### Requirements
Give an exact copy of every line, leaving images out.

** Start of Information shown **

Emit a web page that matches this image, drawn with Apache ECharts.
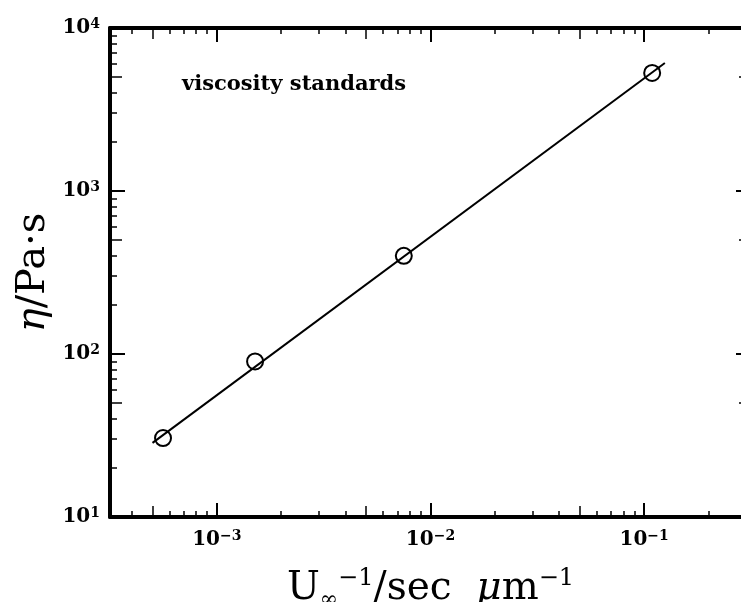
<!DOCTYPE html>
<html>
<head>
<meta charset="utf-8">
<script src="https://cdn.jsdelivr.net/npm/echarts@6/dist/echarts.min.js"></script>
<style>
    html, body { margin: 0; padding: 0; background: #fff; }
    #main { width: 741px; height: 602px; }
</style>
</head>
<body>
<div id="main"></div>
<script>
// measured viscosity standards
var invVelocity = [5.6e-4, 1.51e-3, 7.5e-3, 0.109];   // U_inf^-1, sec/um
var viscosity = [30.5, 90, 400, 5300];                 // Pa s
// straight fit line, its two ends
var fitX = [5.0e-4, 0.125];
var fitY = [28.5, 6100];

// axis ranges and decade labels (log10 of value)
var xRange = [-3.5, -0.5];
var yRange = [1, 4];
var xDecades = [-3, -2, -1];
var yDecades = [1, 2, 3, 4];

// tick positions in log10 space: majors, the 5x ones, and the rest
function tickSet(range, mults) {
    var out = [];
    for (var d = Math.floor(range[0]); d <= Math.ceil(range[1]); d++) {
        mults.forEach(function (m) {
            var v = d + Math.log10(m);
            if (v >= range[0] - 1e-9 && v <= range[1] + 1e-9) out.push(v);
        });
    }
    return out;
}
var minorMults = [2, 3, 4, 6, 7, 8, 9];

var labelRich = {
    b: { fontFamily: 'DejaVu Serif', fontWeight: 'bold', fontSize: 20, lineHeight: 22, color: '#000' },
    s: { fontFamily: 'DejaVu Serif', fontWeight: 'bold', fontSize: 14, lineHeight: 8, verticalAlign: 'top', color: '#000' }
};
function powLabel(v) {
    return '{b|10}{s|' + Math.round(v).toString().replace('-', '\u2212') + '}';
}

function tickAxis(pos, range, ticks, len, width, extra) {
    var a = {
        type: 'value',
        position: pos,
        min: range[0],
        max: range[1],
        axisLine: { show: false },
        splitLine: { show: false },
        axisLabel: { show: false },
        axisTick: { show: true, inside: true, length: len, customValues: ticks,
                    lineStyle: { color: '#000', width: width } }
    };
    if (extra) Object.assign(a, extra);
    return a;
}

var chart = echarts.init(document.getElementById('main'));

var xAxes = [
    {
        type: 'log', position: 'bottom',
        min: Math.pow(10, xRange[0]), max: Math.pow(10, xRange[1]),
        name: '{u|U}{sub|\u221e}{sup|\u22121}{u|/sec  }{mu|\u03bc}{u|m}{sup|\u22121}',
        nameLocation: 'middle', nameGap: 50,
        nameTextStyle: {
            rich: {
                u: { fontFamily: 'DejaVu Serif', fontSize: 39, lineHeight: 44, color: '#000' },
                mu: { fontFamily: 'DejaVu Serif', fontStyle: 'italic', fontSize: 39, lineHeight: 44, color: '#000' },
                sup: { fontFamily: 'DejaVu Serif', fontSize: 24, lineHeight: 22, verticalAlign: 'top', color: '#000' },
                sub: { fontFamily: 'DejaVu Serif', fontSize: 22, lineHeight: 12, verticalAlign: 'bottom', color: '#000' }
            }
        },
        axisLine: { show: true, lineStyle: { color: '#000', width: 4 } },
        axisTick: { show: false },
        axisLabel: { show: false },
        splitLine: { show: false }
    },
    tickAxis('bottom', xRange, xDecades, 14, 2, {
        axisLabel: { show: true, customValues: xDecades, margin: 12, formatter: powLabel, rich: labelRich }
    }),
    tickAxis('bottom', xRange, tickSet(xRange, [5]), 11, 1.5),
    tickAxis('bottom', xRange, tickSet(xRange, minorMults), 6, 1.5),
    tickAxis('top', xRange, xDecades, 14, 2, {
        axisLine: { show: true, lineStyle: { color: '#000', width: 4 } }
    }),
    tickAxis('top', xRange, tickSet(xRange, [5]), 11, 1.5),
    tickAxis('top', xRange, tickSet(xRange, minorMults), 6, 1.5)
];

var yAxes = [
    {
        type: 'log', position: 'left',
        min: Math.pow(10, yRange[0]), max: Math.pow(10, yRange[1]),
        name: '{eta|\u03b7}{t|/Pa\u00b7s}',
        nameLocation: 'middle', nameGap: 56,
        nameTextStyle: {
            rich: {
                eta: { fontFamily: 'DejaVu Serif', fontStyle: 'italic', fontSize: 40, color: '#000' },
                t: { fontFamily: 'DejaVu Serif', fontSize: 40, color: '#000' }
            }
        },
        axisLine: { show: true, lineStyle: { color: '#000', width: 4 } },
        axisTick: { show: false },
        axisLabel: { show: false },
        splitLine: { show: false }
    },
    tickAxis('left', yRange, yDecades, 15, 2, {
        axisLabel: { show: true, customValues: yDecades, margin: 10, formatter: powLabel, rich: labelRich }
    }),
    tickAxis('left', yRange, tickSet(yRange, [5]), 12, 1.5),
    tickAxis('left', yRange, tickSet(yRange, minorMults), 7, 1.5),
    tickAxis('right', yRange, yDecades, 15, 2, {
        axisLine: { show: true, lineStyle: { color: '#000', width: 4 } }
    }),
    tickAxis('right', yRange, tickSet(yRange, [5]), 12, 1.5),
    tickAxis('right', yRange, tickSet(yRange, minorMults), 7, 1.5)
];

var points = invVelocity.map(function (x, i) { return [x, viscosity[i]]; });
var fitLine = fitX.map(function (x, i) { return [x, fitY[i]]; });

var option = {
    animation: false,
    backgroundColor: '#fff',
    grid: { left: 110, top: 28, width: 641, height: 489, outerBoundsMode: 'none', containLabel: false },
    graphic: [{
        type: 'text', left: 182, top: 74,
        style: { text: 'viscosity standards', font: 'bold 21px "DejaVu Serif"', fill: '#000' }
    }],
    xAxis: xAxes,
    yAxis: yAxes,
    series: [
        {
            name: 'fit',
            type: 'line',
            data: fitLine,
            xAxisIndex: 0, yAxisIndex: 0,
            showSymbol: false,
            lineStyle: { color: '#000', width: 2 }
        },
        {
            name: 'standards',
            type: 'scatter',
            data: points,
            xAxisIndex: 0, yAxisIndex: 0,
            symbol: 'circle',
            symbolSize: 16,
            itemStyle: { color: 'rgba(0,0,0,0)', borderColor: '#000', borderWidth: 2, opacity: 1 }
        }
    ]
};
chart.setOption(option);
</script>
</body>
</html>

** End of Information shown **

### Answer to this exercise
Emit a web page that matches this image, drawn with Apache ECharts.
<!DOCTYPE html>
<html>
<head>
<meta charset="utf-8">
<script src="https://cdn.jsdelivr.net/npm/echarts@6/dist/echarts.min.js"></script>
<style>
    html, body { margin: 0; padding: 0; background: #fff; }
    #main { width: 741px; height: 602px; }
</style>
</head>
<body>
<div id="main"></div>
<script>
// measured viscosity standards
var invVelocity = [5.6e-4, 1.51e-3, 7.5e-3, 0.109];   // U_inf^-1, sec/um
var viscosity = [30.5, 90, 400, 5300];                 // Pa s
// straight fit line, its two ends
var fitX = [5.0e-4, 0.125];
var fitY = [28.5, 6100];

// axis ranges and decade labels (log10 of value)
var xRange = [-3.5, -0.5];
var yRange = [1, 4];
var xDecades = [-3, -2, -1];
var yDecades = [1, 2, 3, 4];

// tick positions in log10 space: majors, the 5x ones, and the rest
function tickSet(range, mults) {
    var out = [];
    for (var d = Math.floor(range[0]); d <= Math.ceil(range[1]); d++) {
        mults.forEach(function (m) {
            var v = d + Math.log10(m);
            if (v >= range[0] - 1e-9 && v <= range[1] + 1e-9) out.push(v);
        });
    }
    return out;
}
var minorMults = [2, 3, 4, 6, 7, 8, 9];

var labelRich = {
    b: { fontFamily: 'DejaVu Serif', fontWeight: 'bold', fontSize: 20, lineHeight: 22, color: '#000' },
    s: { fontFamily: 'DejaVu Serif', fontWeight: 'bold', fontSize: 14, lineHeight: 8, verticalAlign: 'top', color: '#000' }
};
function powLabel(v) {
    return '{b|10}{s|' + Math.round(v).toString().replace('-', '\u2212') + '}';
}

function tickAxis(pos, range, ticks, len, width, extra) {
    var a = {
        type: 'value',
        position: pos,
        min: range[0],
        max: range[1],
        axisLine: { show: false },
        splitLine: { show: false },
        axisLabel: { show: false },
        axisTick: { show: true, inside: true, length: len, customValues: ticks,
                    lineStyle: { color: '#000', width: width } }
    };
    if (extra) Object.assign(a, extra);
    return a;
}

var chart = echarts.init(document.getElementById('main'));

var xAxes = [
    {
        type: 'log', position: 'bottom',
        min: Math.pow(10, xRange[0]), max: Math.pow(10, xRange[1]),
        name: '{u|U}{sub|\u221e}{sup|\u22121}{u|/sec  }{mu|\u03bc}{u|m}{sup|\u22121}',
        nameLocation: 'middle', nameGap: 50,
        nameTextStyle: {
            rich: {
                u: { fontFamily: 'DejaVu Serif', fontSize: 39, lineHeight: 44, color: '#000' },
                mu: { fontFamily: 'DejaVu Serif', fontStyle: 'italic', fontSize: 39, lineHeight: 44, color: '#000' },
                sup: { fontFamily: 'DejaVu Serif', fontSize: 24, lineHeight: 22, verticalAlign: 'top', color: '#000' },
                sub: { fontFamily: 'DejaVu Serif', fontSize: 22, lineHeight: 12, verticalAlign: 'bottom', color: '#000' }
            }
        },
        axisLine: { show: true, lineStyle: { color: '#000', width: 4 } },
        axisTick: { show: false },
        axisLabel: { show: false },
        splitLine: { show: false }
    },
    tickAxis('bottom', xRange, xDecades, 14, 2, {
        axisLabel: { show: true, customValues: xDecades, margin: 12, formatter: powLabel, rich: labelRich }
    }),
    tickAxis('bottom', xRange, tickSet(xRange, [5]), 11, 1.5),
    tickAxis('bottom', xRange, tickSet(xRange, minorMults), 6, 1.5),
    tickAxis('top', xRange, xDecades, 14, 2, {
        axisLine: { show: true, lineStyle: { color: '#000', width: 4 } }
    }),
    tickAxis('top', xRange, tickSet(xRange, [5]), 11, 1.5),
    tickAxis('top', xRange, tickSet(xRange, minorMults), 6, 1.5)
];

var yAxes = [
    {
        type: 'log', position: 'left',
        min: Math.pow(10, yRange[0]), max: Math.pow(10, yRange[1]),
        name: '{eta|\u03b7}{t|/Pa\u00b7s}',
        nameLocation: 'middle', nameGap: 56,
        nameTextStyle: {
            rich: {
                eta: { fontFamily: 'DejaVu Serif', fontStyle: 'italic', fontSize: 40, color: '#000' },
                t: { fontFamily: 'DejaVu Serif', fontSize: 40, color: '#000' }
            }
        },
        axisLine: { show: true, lineStyle: { color: '#000', width: 4 } },
        axisTick: { show: false },
        axisLabel: { show: false },
        splitLine: { show: false }
    },
    tickAxis('left', yRange, yDecades, 15, 2, {
        axisLabel: { show: true, customValues: yDecades, margin: 10, formatter: powLabel, rich: labelRich }
    }),
    tickAxis('left', yRange, tickSet(yRange, [5]), 12, 1.5),
    tickAxis('left', yRange, tickSet(yRange, minorMults), 7, 1.5),
    tickAxis('right', yRange, yDecades, 15, 2, {
        axisLine: { show: true, lineStyle: { color: '#000', width: 4 } }
    }),
    tickAxis('right', yRange, tickSet(yRange, [5]), 12, 1.5),
    tickAxis('right', yRange, tickSet(yRange, minorMults), 7, 1.5)
];

var points = invVelocity.map(function (x, i) { return [x, viscosity[i]]; });
var fitLine = fitX.map(function (x, i) { return [x, fitY[i]]; });

var option = {
    animation: false,
    backgroundColor: '#fff',
    grid: { left: 110, top: 28, width: 641, height: 489, outerBoundsMode: 'none', containLabel: false },
    graphic: [{
        type: 'text', left: 182, top: 74,
        style: { text: 'viscosity standards', font: 'bold 21px "DejaVu Serif"', fill: '#000' }
    }],
    xAxis: xAxes,
    yAxis: yAxes,
    series: [
        {
            name: 'fit',
            type: 'line',
            data: fitLine,
            xAxisIndex: 0, yAxisIndex: 0,
            showSymbol: false,
            lineStyle: { color: '#000', width: 2 }
        },
        {
            name: 'standards',
            type: 'scatter',
            data: points,
            xAxisIndex: 0, yAxisIndex: 0,
            symbol: 'circle',
            symbolSize: 16,
            itemStyle: { color: 'rgba(0,0,0,0)', borderColor: '#000', borderWidth: 2, opacity: 1 }
        }
    ]
};
chart.setOption(option);
</script>
</body>
</html>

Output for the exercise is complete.